Influenza claims two lives as virus sweeps Sydney : LUSENET : Grassroots Information Coordination Center (GICC) : One Thread

Wednesday, September 6 3:35 PM SGT

Influenza claims two lives as virus sweeps Sydney SYDNEY, Sept 6 (AFP) - Health officials on Wednesday warned athletes and tourists arriving for the Olympics to seek vaccines for a 'flu virus now threatening millions here after claiming at least two lives.

Two children have already died and up to 800,000 people overall have been infected during Sydney's seasonal influenza epidemic, state health authorities for New South Wales told AFP.

Every influenza epidemic claims lives, so visitors over 65 years old, or with a history of respiratory illness visiting Sydney, should get a vaccination, a senior Health Department epidemiologist said.

As the number of flu cases rises, the Sydney Organising Committee for the Olympic Games (SOCOG) has offered vaccinations to all athletes.

Elite sports men and women, along with the elderly, children and respiratory illness sufferers, are ironically most vulnerable to the virus.

Two strains of the virus, known as Sydney influenza types A and B, swept Britain and Europe during recent northern hemisphere winters, claiming dozens of lives.

A New South Wales Health Department epidemiologist, Jeremy McAnulty, said that up to one-fifth of Sydney's four-million strong population could be affected.

"Typically, the flu comes into a community and affects 10 to 20 percent of the population," McAnulty said.

"We encourage vaccinations, but particularly stress them to people over 65."

The sick, frail and elderly were the most likely to develop fatal complications, he said.

"It is what you would expect in any community," McAnulty said.

"In context of a flu epidemic, you expect...deaths among people at risk."

Local health authorities advise that all Australians aged over 65, and Aborigines over 50, to seek vaccinations as a matter of course.

US Olympic team members have already been prescribed anti-flu medication.

"These athletes have prepared their whole lives to compete in the Olympic Games, so it is important that we take appropriate measures to keep everyone participating healthy," Brock Schnebel, the US Olympic Committee's senior physician, said last month.

A senior physician at the New Children's Hospital in Sydney told the Daily Telegraph the number of children needing medical treatment during the outbreak had doubled in the past two weeks, and two of them had died.

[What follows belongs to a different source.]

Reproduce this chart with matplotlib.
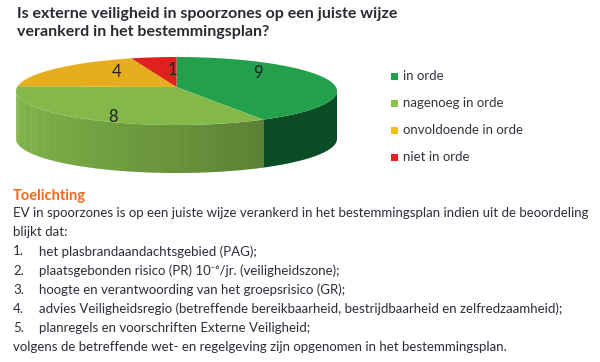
import numpy as np
import matplotlib
matplotlib.use('Agg')
import matplotlib.pyplot as plt
from matplotlib.patches import Polygon, Rectangle

plt.rcParams['font.family'] = ['Lato', 'DejaVu Sans']

# Data
labels = ['in orde', 'nagenoeg in orde', 'onvoldoende in orde', 'niet in orde']
values = [9, 8, 4, 1]
top_colors = ['#22a04b', '#84b84b', '#e6ae1e', '#e0201f']
side_colors = ['#0b4c25', '#82b64a', '#c8951a', '#b81a1a']
legend_colors = ['#1f9f4b', '#8cc04e', '#f6c100', '#e52222']
# nudges for the value labels (px), Excel puts them a bit off-centre
label_nudge = [(4, -13), (-19, 12), (17, -4), (11, 3)]

title = 'Is externe veiligheid in spoorzones op een juiste wijze\nverankerd in het bestemmingsplan?'
toelichting = 'Toelichting'
intro = ['EV in spoorzones is op een juiste wijze verankerd in het bestemmingsplan indien uit de beoordeling',
         'blijkt dat:']
items = ['het plasbrandaandachtsgebied (PAG);',
         'plaatsgebonden risico (PR) 10\u207b\u2076/jr. (veiligheidszone);',
         'hoogte en verantwoording van het groepsrisico (GR);',
         'advies Veiligheidsregio (betreffende bereikbaarheid, bestrijdbaarheid en zelfredzaamheid);',
         'planregels en voorschriften Externe Veiligheid;']
outro = 'volgens de betreffende wet- en regelgeving zijn opgenomen in het bestemmingsplan.'

# pie geometry (pixels)
cx, cy, a, b = 176.5, 91, 160.5, 34
hub_y = 87
depth = 48

fig = plt.figure(figsize=(6, 3.62), dpi=100)
ax = fig.add_axes([0, 0, 1, 1])
ax.set_xlim(0, 600)
ax.set_ylim(362, 0)
ax.axis('off')


def rim(t, dy=0):
    t = np.radians(t)
    return np.column_stack([cx + a * np.cos(t), cy - b * np.sin(t) + dy])


total = sum(values)
angles = [90]
for v in values:
    angles.append(angles[-1] - 360 * v / total)

# sides (front half only: 180..360 deg)
for i in range(len(values)):
    t_hi, t_lo = angles[i], angles[i + 1]
    lo, hi = t_lo % 360, (t_lo % 360) + (t_hi - t_lo)
    s0, s1 = max(lo, 180), min(hi, 360)
    if s1 <= s0:
        continue
    if i == 1:
        # shaded side, light at left, darker to the right
        edges = np.linspace(s0, s1, 40)
        base = np.array(matplotlib.colors.to_rgb(side_colors[i]))
        for k in range(len(edges) - 1):
            frac = (edges[k] - s0) / (s1 - s0)
            col = base * (1 - 0.3 * frac ** 1.3)
            ts = np.linspace(edges[k], edges[k + 1] + 0.3, 4)
            pts = np.vstack([rim(ts), rim(ts[::-1], depth)])
            ax.add_patch(Polygon(pts, closed=True, fc=col, ec='none'))
    else:
        ts = np.linspace(s0, s1, 60)
        pts = np.vstack([rim(ts), rim(ts[::-1], depth)])
        ax.add_patch(Polygon(pts, closed=True, fc=side_colors[i], ec='none'))

# tops and value labels
for i, v in enumerate(values):
    ts = np.linspace(angles[i], angles[i + 1], 80)
    pts = np.vstack([[cx, hub_y], rim(ts)])
    ax.add_patch(Polygon(pts, closed=True, fc=top_colors[i], ec='none'))
    x, y = pts[:, 0], pts[:, 1]
    xs, ys = np.append(x, x[0]), np.append(y, y[0])
    cr = xs[:-1] * ys[1:] - xs[1:] * ys[:-1]
    A = cr.sum() / 2
    gx = ((xs[:-1] + xs[1:]) * cr).sum() / (6 * A)
    gy = ((ys[:-1] + ys[1:]) * cr).sum() / (6 * A)
    dx, dy = label_nudge[i]
    ax.text(gx + dx, gy + dy, str(v), ha='center', va='center', fontsize=12, color='#222222')

# legend
for i, lab in enumerate(labels):
    ly = 76 + i * 27
    ax.add_patch(Rectangle((391, ly - 3.5), 7, 7, fc=legend_colors[i], ec='none'))
    ax.text(403, ly, lab, ha='left', va='center', fontsize=9.5, color='#33333d')

# title
ax.text(17, 23, title, ha='left', va='center', fontsize=11.5, fontweight='bold',
        color='#2a2a33', linespacing=1.35)

# explanation text
txt = '#2d2d3a'
fs = 9.5
ax.text(13, 196, toelichting, ha='left', va='center', fontsize=10.5, fontweight='bold', color='#f26a21')
y = 213
for line in intro:
    ax.text(13, y, line, ha='left', va='center', fontsize=fs, color=txt)
    y += 19.2
for n, line in enumerate(items, 1):
    ax.text(13, y, f'{n}.', ha='left', va='center', fontsize=fs, color=txt)
    ax.text(39, y, line, ha='left', va='center', fontsize=fs, color=txt)
    y += 19.2
ax.text(13, y, outro, ha='left', va='center', fontsize=fs, color=txt)

fig.savefig('out.png', dpi=100)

"We are getting a peak in our flu season now and it's appearing later than it did last year," Alison Kesson said.

"We haven't had a bad winter at all, but in the last week or two, we've had an upsurge.

"There's been a resurgence and most of it is influenza Sydney A," she said.

The World Health Organisation issued a flu warning for Sydney earlier this month.

"If I was an Olympic athlete, I would have had my flu shots," Alan Hampson, a doctor attached to the WHO's Collaborating Centre For Influenza, said.

Hampson warned Olympic crowds provided an ideal environment for transmission of the virus.

Seasonal influenza breakouts usually occur here between July and September here, or the winter and early spring months in the southern hemisphere.

Symptoms of the virus include fever, muscle pain, persistent cough, headache and throat irritation.

-- Martin Thompson (, September 06, 2000


As I read this I think 1918 and all those soldiers returning from the war in France.

-- Martin Thompson (, September 06, 2000.

Gosh, this must sure be good news for all those athletes all over the world now converging on Australia for the Olympics.

-- Uncle Fred (, September 06, 2000.

Just a reminder!

Subject: Delays, shortages in flu vaccine expected

Published Friday, June 23, 2000, in the San Jose Mercury News Delays, shortages in flu vaccine expected New York Times

Shipments of influenza vaccine for the fall will be significantly delayed and there may be shortages because of manufacturing problems, federal officials said Thursday.

In disclosing the surprising development, the officials told clinics, hospitals and other health care providers to delay mass influenza immunization campaigns for at least a month and to make provisions to immunize people at highest risk first. Preparations are now under way for the immunizations, which are usually conducted from October through mid-November.

The shipment delay was attributed in part to laboratory difficulties in growing two new influenza strains in this year's vaccine.

-- Martin Thompson (, September 06, 2000.